The other two gospels — Luke and John — also portray Jews and Judaism as forces that persecuted Jesus and drove him to his death. Combined with the letters of Paul, these four anti-Jewish gospels make up the bulk of the New Testament, which Christianity considers to be a sacred and accurate account of history.

Not surprisingly, this negative picture of Judaism and the Jews continued in the writings of the Christians who followed. The fourth-century bishop of Antioch, John Chrysostom, widely respected as a "Doctor of the Church" and later canonized as a saint, preached fiery sermons against the Jews of his city, calling them "lustful, rapacious, greedy, perfidious bandits...inveterate murderers, destroyers, men possessed by the devil." Their synagogue was a place of "shame and ridicule," and Jewish religious rites were "criminal and impure." Why were the Jews so hateful? The answer, said Chrysostom, was in the gospel story: the Jews were hateful because of their "odious assassination of Christ."
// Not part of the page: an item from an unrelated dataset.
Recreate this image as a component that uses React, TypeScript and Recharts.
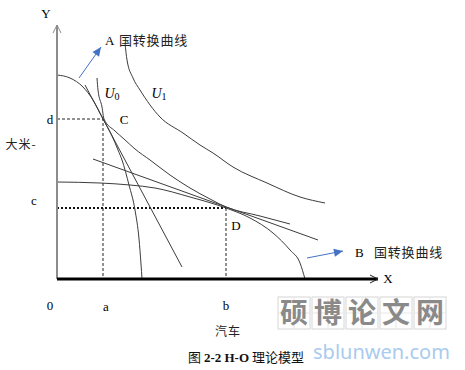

In the Middle Ages the gospel story about the "assassination of Christ" was enacted annually in Passion plays staged outdoors at Oberammergau in Germany and many other places in Europe. These plays — forerunners of the Gibson film — enacted for their audiences the passion (suffering) of Jesus in all its gory details.

It is ironic and tragic that Christianity, which began as a Jewish sect, grew up to become such a dangerous threat to Judaism. To their credit, some post-Holocaust Christians have been trying to come to terms with the church's anti-Semitic past and get beyond it. In the early 1960s the Catholic Church's Vatican II pronouncement denounced anti-Semitism and stated that Jews of the past, as well as the Jews of today, bear no responsibility for Jesus' death. It was definitely a long overdue step forward, but this film has dealt a serious blow to these efforts.